## Data section:
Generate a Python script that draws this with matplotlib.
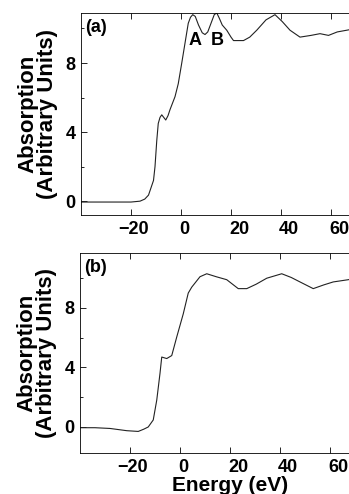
import matplotlib
matplotlib.use("Agg")
import matplotlib.pyplot as plt
import matplotlib.transforms as mtransforms
from matplotlib.ticker import MultipleLocator

# data (energy in eV, absorption in arbitrary units)
energy_a = [-40, -30, -20, -16.4, -14.5, -13, -11, -10.4, -9.7, -9.1, -8.4, -7.7, -6.9,
            -6.1, -5.2, -4.4, -2.4, -1.1, 0.3, 1.6, 2.9, 3.8, 4.7, 5.7, 7.0, 8.5,
            9.6, 10.7, 12.0, 13.3, 14.3, 15.3, 16.5, 18.3, 20, 21, 25, 27.5, 30.3,
            34.0, 37.6, 40.5, 43.6, 47.6, 52.0, 55.6, 59, 62.5, 66.3, 70]
absorb_a = [-0.05, -0.05, -0.05, 0.0, 0.12, 0.35, 1.2, 2.0, 3.5, 4.5, 4.85, 5.0, 4.85,
            4.7, 4.95, 5.3, 6.05, 6.8, 8.0, 9.15, 10.3, 10.65, 10.8, 10.7, 10.2, 9.75,
            9.65, 9.8, 10.3, 10.8, 10.9, 10.6, 10.2, 9.9, 9.5, 9.3, 9.3, 9.5, 9.9,
            10.5, 10.8, 10.4, 9.9, 9.5, 9.6, 9.7, 9.6, 9.8, 9.9, 10.0]

energy_b = [-40, -34, -28, -21.3, -16.7, -14.5, -12.7, -10.7, -9.3, -8, -7.3, -5.3,
            -3.3, -1.3, 1.3, 3.3, 4.7, 8, 10.7, 14.5, 18.7, 23.3, 26.7, 30.5,
            34.7, 40.7, 44.5, 48, 53.3, 57.5, 61.3, 67.3, 70]
absorb_b = [-0.05, -0.05, -0.1, -0.25, -0.3, -0.15, 0.0, 0.47, 1.8, 3.6, 4.7, 4.6,
            4.8, 6.05, 7.6, 9.0, 9.4, 10.1, 10.3, 10.1, 9.9, 9.3, 9.3, 9.6,
            10.0, 10.3, 10.05, 9.75, 9.3, 9.55, 9.75, 9.9, 10.0]

x_ticks = [-20, 0, 20, 40, 60]
y_ticks = [0, 4, 8]

plt.rcParams['font.family'] = ['Liberation Sans', 'DejaVu Sans']
plt.rcParams['font.weight'] = 'bold'

fig = plt.figure(figsize=(3.49, 4.94), dpi=100)
ax_a = fig.add_axes([0.2321, 0.5648, 0.8596, 0.409])
ax_b = fig.add_axes([0.2292, 0.083, 0.8596, 0.405])

panels = [(ax_a, energy_a, absorb_a, (-0.8, 10.9), '(a)'),
          (ax_b, energy_b, absorb_b, (-1.75, 11.7), '(b)')]

for ax, xs, ys, ylim, tag in panels:
    ax.plot(xs, ys, color='#222222', lw=0.8)
    ax.set_xlim(-40, 80)
    ax.set_ylim(*ylim)
    ax.set_xticks(x_ticks)
    ax.set_xticklabels([str(v).replace('-', '\u2212') for v in x_ticks])
    ax.set_yticks(y_ticks)
    ax.yaxis.set_minor_locator(MultipleLocator(2))
    ax.tick_params(which='both', direction='in', top=True, right=False,
                   labelsize=13, width=0.6, pad=4)
    ax.tick_params(which='major', length=4)
    ax.tick_params(which='minor', length=2)
    for sp in ax.spines.values():
        sp.set_linewidth(0.6)
    # old-style labels: digits start at the tick, minus sign hangs to the left
    for v, lab in zip(x_ticks, ax.get_xticklabels()):
        lab.set_horizontalalignment('left')
        dx = -0.02 - (0.105 if v < 0 else 0)
        lab.set_transform(lab.get_transform() +
                          mtransforms.ScaledTranslation(dx, 0, fig.dpi_scale_trans))
    ax.set_ylabel('Absorption\n(Arbitrary Units)', fontsize=16, fontweight='bold',
                  linespacing=0.95, labelpad=5)
    ax.text(0.015, 0.97, tag, transform=ax.transAxes, fontsize=13,
            fontweight='bold', va='top', ha='left')

# peak labels in panel (a)
ax_a.text(5.6, 9.3, 'A', fontsize=13, fontweight='bold', ha='center', va='center')
ax_a.text(14.4, 9.3, 'B', fontsize=13, fontweight='bold', ha='center', va='center')
ax_b.set_xlabel('Energy (eV)', fontsize=15, fontweight='bold', labelpad=0)

fig.savefig('out.png', dpi=100)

## What you will do:
Without the pictures, transcribe the listing above exactly.

## Finished task:
Generate a Python script that draws this with matplotlib.
import matplotlib
matplotlib.use("Agg")
import matplotlib.pyplot as plt
import matplotlib.transforms as mtransforms
from matplotlib.ticker import MultipleLocator

# data (energy in eV, absorption in arbitrary units)
energy_a = [-40, -30, -20, -16.4, -14.5, -13, -11, -10.4, -9.7, -9.1, -8.4, -7.7, -6.9,
            -6.1, -5.2, -4.4, -2.4, -1.1, 0.3, 1.6, 2.9, 3.8, 4.7, 5.7, 7.0, 8.5,
            9.6, 10.7, 12.0, 13.3, 14.3, 15.3, 16.5, 18.3, 20, 21, 25, 27.5, 30.3,
            34.0, 37.6, 40.5, 43.6, 47.6, 52.0, 55.6, 59, 62.5, 66.3, 70]
absorb_a = [-0.05, -0.05, -0.05, 0.0, 0.12, 0.35, 1.2, 2.0, 3.5, 4.5, 4.85, 5.0, 4.85,
            4.7, 4.95, 5.3, 6.05, 6.8, 8.0, 9.15, 10.3, 10.65, 10.8, 10.7, 10.2, 9.75,
            9.65, 9.8, 10.3, 10.8, 10.9, 10.6, 10.2, 9.9, 9.5, 9.3, 9.3, 9.5, 9.9,
            10.5, 10.8, 10.4, 9.9, 9.5, 9.6, 9.7, 9.6, 9.8, 9.9, 10.0]

energy_b = [-40, -34, -28, -21.3, -16.7, -14.5, -12.7, -10.7, -9.3, -8, -7.3, -5.3,
            -3.3, -1.3, 1.3, 3.3, 4.7, 8, 10.7, 14.5, 18.7, 23.3, 26.7, 30.5,
            34.7, 40.7, 44.5, 48, 53.3, 57.5, 61.3, 67.3, 70]
absorb_b = [-0.05, -0.05, -0.1, -0.25, -0.3, -0.15, 0.0, 0.47, 1.8, 3.6, 4.7, 4.6,
            4.8, 6.05, 7.6, 9.0, 9.4, 10.1, 10.3, 10.1, 9.9, 9.3, 9.3, 9.6,
            10.0, 10.3, 10.05, 9.75, 9.3, 9.55, 9.75, 9.9, 10.0]

x_ticks = [-20, 0, 20, 40, 60]
y_ticks = [0, 4, 8]

plt.rcParams['font.family'] = ['Liberation Sans', 'DejaVu Sans']
plt.rcParams['font.weight'] = 'bold'

fig = plt.figure(figsize=(3.49, 4.94), dpi=100)
ax_a = fig.add_axes([0.2321, 0.5648, 0.8596, 0.409])
ax_b = fig.add_axes([0.2292, 0.083, 0.8596, 0.405])

panels = [(ax_a, energy_a, absorb_a, (-0.8, 10.9), '(a)'),
          (ax_b, energy_b, absorb_b, (-1.75, 11.7), '(b)')]

for ax, xs, ys, ylim, tag in panels:
    ax.plot(xs, ys, color='#222222', lw=0.8)
    ax.set_xlim(-40, 80)
    ax.set_ylim(*ylim)
    ax.set_xticks(x_ticks)
    ax.set_xticklabels([str(v).replace('-', '\u2212') for v in x_ticks])
    ax.set_yticks(y_ticks)
    ax.yaxis.set_minor_locator(MultipleLocator(2))
    ax.tick_params(which='both', direction='in', top=True, right=False,
                   labelsize=13, width=0.6, pad=4)
    ax.tick_params(which='major', length=4)
    ax.tick_params(which='minor', length=2)
    for sp in ax.spines.values():
        sp.set_linewidth(0.6)
    # old-style labels: digits start at the tick, minus sign hangs to the left
    for v, lab in zip(x_ticks, ax.get_xticklabels()):
        lab.set_horizontalalignment('left')
        dx = -0.02 - (0.105 if v < 0 else 0)
        lab.set_transform(lab.get_transform() +
                          mtransforms.ScaledTranslation(dx, 0, fig.dpi_scale_trans))
    ax.set_ylabel('Absorption\n(Arbitrary Units)', fontsize=16, fontweight='bold',
                  linespacing=0.95, labelpad=5)
    ax.text(0.015, 0.97, tag, transform=ax.transAxes, fontsize=13,
            fontweight='bold', va='top', ha='left')

# peak labels in panel (a)
ax_a.text(5.6, 9.3, 'A', fontsize=13, fontweight='bold', ha='center', va='center')
ax_a.text(14.4, 9.3, 'B', fontsize=13, fontweight='bold', ha='center', va='center')
ax_b.set_xlabel('Energy (eV)', fontsize=15, fontweight='bold', labelpad=0)

fig.savefig('out.png', dpi=100)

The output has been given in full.